▸ **Work to complete**
Write out the material again word for word, dropping any images it holds.

## BEGIN

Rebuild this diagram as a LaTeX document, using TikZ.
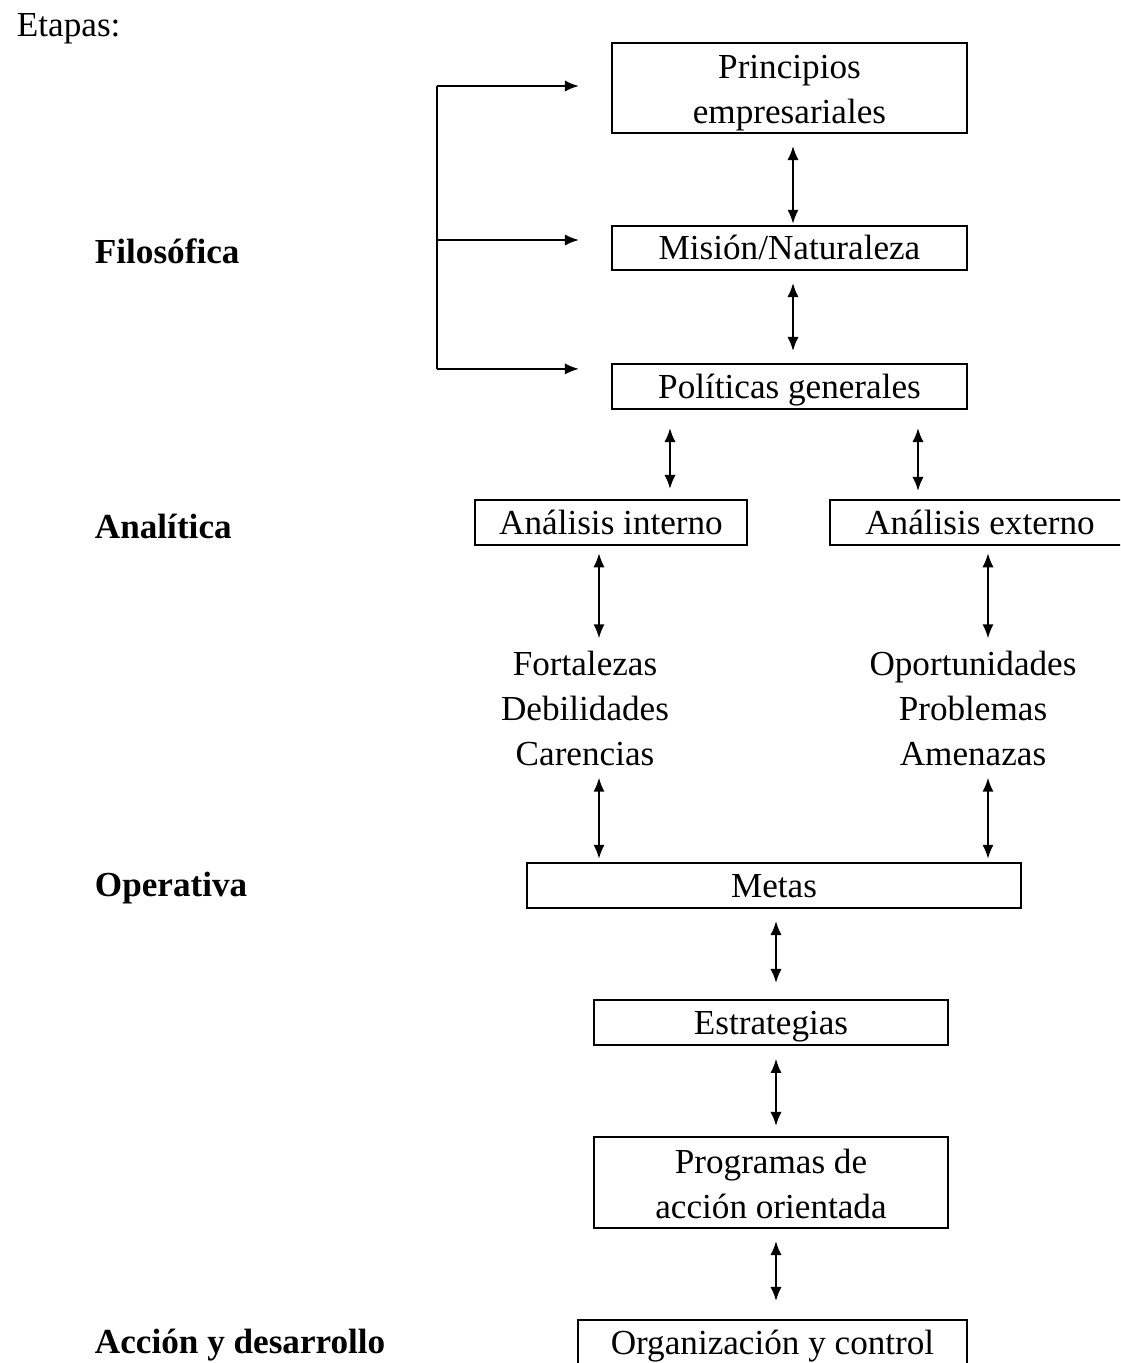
\documentclass[tikz,border=0pt]{standalone}
\usepackage{fontspec}
\setmainfont{Liberation Serif}
\usetikzlibrary{arrows.meta}

\begin{document}
\begin{tikzpicture}[x=0.025cm, y=-0.025cm, font=\fontsize{25}{32}\selectfont,
    >={Latex[length=10pt,width=8pt]},
    caja/.style = {draw, line width=1.4pt, inner sep=0pt, minimum height=1.125cm, align=center, text height=56pt, text depth=5pt},
    linea/.style = {caja, text height=22pt},
    flecha/.style = {<->, line width=1.4pt, shorten <=0.3cm, shorten >=0.3cm},
    rama/.style = {->, line width=1.4pt},
    etapa/.style = {anchor=west, font=\fontsize{25}{32}\selectfont\bfseries}]
    % Fix the frame
    \clip (0,0) rectangle (1120,1363);
    \fill[white] (0,0) rectangle (1120,1363);
    % Stage labels on the left
    \node[anchor=west] (etapas) at (12,29) {Etapas:};
    \node[etapa] (filo) at (90,251) {Filosófica};
    \node[etapa] (anali) at (90,526) {Analítica};
    \node[etapa] (opera) at (90,888) {Operativa};
    \node[etapa] (accion) at (90,1345) {Acción y desarrollo};
    % Draw the boxes
    \node[caja, minimum width=8.875cm, minimum height=2.25cm] (princ) at (789.5,88) {Principios\\empresariales};
    \node[linea, minimum width=8.875cm, minimum height=1.1cm] (mision) at (789.5,248) {Misión/Naturaleza};
    \node[linea, minimum width=8.875cm] (polit) at (789.5,386.5) {Políticas generales};
    \node[linea, minimum width=6.8cm] (interno) at (611,522.5) {Análisis interno};
    \node[linea, minimum width=7.5cm] (externo) at (980,522.5) {Análisis externo};
    \node[align=center, inner sep=0pt] (fort) at (585,708) {Fortalezas\\Debilidades\\Carencias};
    \node[align=center, inner sep=0pt] (oport) at (973,708) {Oportunidades\\Problemas\\Amenazas};
    \node[linea, minimum width=12.35cm] (metas) at (774,885.5) {Metas};
    \node[linea, minimum width=8.85cm] (estrat) at (771,1022.5) {Estrategias};
    \node[caja, minimum width=8.85cm, minimum height=2.275cm] (progr) at (771,1182.5) {Programas de\\acción orientada};
    \node[linea, minimum width=9.725cm] (organ) at (772.5,1342.5) {Organización y control};
    % Bracket into the philosophical stage
    \draw[line width=1.4pt] ([xshift=-4.35cm,yshift=0.05cm]princ.west) -- ([xshift=-4.35cm,yshift=0.44cm]polit.west);
    \draw[rama] ([xshift=-4.35cm,yshift=0.05cm]princ.west) -- ([xshift=-0.8cm,yshift=0.05cm]princ.west);
    \draw[rama] ([xshift=-4.35cm,yshift=0.2cm]mision.west) -- ([xshift=-0.8cm,yshift=0.2cm]mision.west);
    \draw[rama] ([xshift=-4.35cm,yshift=0.44cm]polit.west) -- ([xshift=-0.8cm,yshift=0.44cm]polit.west);
    % Draw the double arrows
    \draw[flecha, shorten >=0.03cm] (princ.south -| 793,0) -- (mision.north -| 793,0);
    \draw[flecha] (mision.south -| 793,0) -- (polit.north -| 793,0);
    \draw[flecha, shorten <=0.45cm, shorten >=0.25cm] (polit.south -| 670,0) -- (interno.north -| 670,0);
    \draw[flecha, shorten <=0.45cm, shorten >=0.2cm] (polit.south -| 918,0) -- (externo.north -| 918,0);
    \draw[flecha, shorten <=0.18cm] (interno.south -| 599,0) -- (fort.north -| 599,0);
    \draw[flecha, shorten <=0.18cm] (externo.south -| 988,0) -- (oport.north -| 988,0);
    \draw[flecha, shorten >=0.08cm] (fort.south -| 599,0) -- (metas.north -| 599,0);
    \draw[flecha, shorten >=0.08cm] (oport.south -| 988,0) -- (metas.north -| 988,0);
    \draw[flecha, shorten >=0.4cm] (metas.south -| 776,0) -- (estrat.north -| 776,0);
    \draw[flecha, shorten <=0.32cm, shorten >=0.25cm] (estrat.south -| 776,0) -- (progr.north -| 776,0);
    \draw[flecha, shorten >=0.45cm] (progr.south -| 776,0) -- (organ.north -| 776,0);
\end{tikzpicture}
\end{document}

## END

▸ **Result**
Rebuild this diagram as a LaTeX document, using TikZ.
\documentclass[tikz,border=0pt]{standalone}
\usepackage{fontspec}
\setmainfont{Liberation Serif}
\usetikzlibrary{arrows.meta}

\begin{document}
\begin{tikzpicture}[x=0.025cm, y=-0.025cm, font=\fontsize{25}{32}\selectfont,
    >={Latex[length=10pt,width=8pt]},
    caja/.style = {draw, line width=1.4pt, inner sep=0pt, minimum height=1.125cm, align=center, text height=56pt, text depth=5pt},
    linea/.style = {caja, text height=22pt},
    flecha/.style = {<->, line width=1.4pt, shorten <=0.3cm, shorten >=0.3cm},
    rama/.style = {->, line width=1.4pt},
    etapa/.style = {anchor=west, font=\fontsize{25}{32}\selectfont\bfseries}]
    % Fix the frame
    \clip (0,0) rectangle (1120,1363);
    \fill[white] (0,0) rectangle (1120,1363);
    % Stage labels on the left
    \node[anchor=west] (etapas) at (12,29) {Etapas:};
    \node[etapa] (filo) at (90,251) {Filosófica};
    \node[etapa] (anali) at (90,526) {Analítica};
    \node[etapa] (opera) at (90,888) {Operativa};
    \node[etapa] (accion) at (90,1345) {Acción y desarrollo};
    % Draw the boxes
    \node[caja, minimum width=8.875cm, minimum height=2.25cm] (princ) at (789.5,88) {Principios\\empresariales};
    \node[linea, minimum width=8.875cm, minimum height=1.1cm] (mision) at (789.5,248) {Misión/Naturaleza};
    \node[linea, minimum width=8.875cm] (polit) at (789.5,386.5) {Políticas generales};
    \node[linea, minimum width=6.8cm] (interno) at (611,522.5) {Análisis interno};
    \node[linea, minimum width=7.5cm] (externo) at (980,522.5) {Análisis externo};
    \node[align=center, inner sep=0pt] (fort) at (585,708) {Fortalezas\\Debilidades\\Carencias};
    \node[align=center, inner sep=0pt] (oport) at (973,708) {Oportunidades\\Problemas\\Amenazas};
    \node[linea, minimum width=12.35cm] (metas) at (774,885.5) {Metas};
    \node[linea, minimum width=8.85cm] (estrat) at (771,1022.5) {Estrategias};
    \node[caja, minimum width=8.85cm, minimum height=2.275cm] (progr) at (771,1182.5) {Programas de\\acción orientada};
    \node[linea, minimum width=9.725cm] (organ) at (772.5,1342.5) {Organización y control};
    % Bracket into the philosophical stage
    \draw[line width=1.4pt] ([xshift=-4.35cm,yshift=0.05cm]princ.west) -- ([xshift=-4.35cm,yshift=0.44cm]polit.west);
    \draw[rama] ([xshift=-4.35cm,yshift=0.05cm]princ.west) -- ([xshift=-0.8cm,yshift=0.05cm]princ.west);
    \draw[rama] ([xshift=-4.35cm,yshift=0.2cm]mision.west) -- ([xshift=-0.8cm,yshift=0.2cm]mision.west);
    \draw[rama] ([xshift=-4.35cm,yshift=0.44cm]polit.west) -- ([xshift=-0.8cm,yshift=0.44cm]polit.west);
    % Draw the double arrows
    \draw[flecha, shorten >=0.03cm] (princ.south -| 793,0) -- (mision.north -| 793,0);
    \draw[flecha] (mision.south -| 793,0) -- (polit.north -| 793,0);
    \draw[flecha, shorten <=0.45cm, shorten >=0.25cm] (polit.south -| 670,0) -- (interno.north -| 670,0);
    \draw[flecha, shorten <=0.45cm, shorten >=0.2cm] (polit.south -| 918,0) -- (externo.north -| 918,0);
    \draw[flecha, shorten <=0.18cm] (interno.south -| 599,0) -- (fort.north -| 599,0);
    \draw[flecha, shorten <=0.18cm] (externo.south -| 988,0) -- (oport.north -| 988,0);
    \draw[flecha, shorten >=0.08cm] (fort.south -| 599,0) -- (metas.north -| 599,0);
    \draw[flecha, shorten >=0.08cm] (oport.south -| 988,0) -- (metas.north -| 988,0);
    \draw[flecha, shorten >=0.4cm] (metas.south -| 776,0) -- (estrat.north -| 776,0);
    \draw[flecha, shorten <=0.32cm, shorten >=0.25cm] (estrat.south -| 776,0) -- (progr.north -| 776,0);
    \draw[flecha, shorten >=0.45cm] (progr.south -| 776,0) -- (organ.north -| 776,0);
\end{tikzpicture}
\end{document}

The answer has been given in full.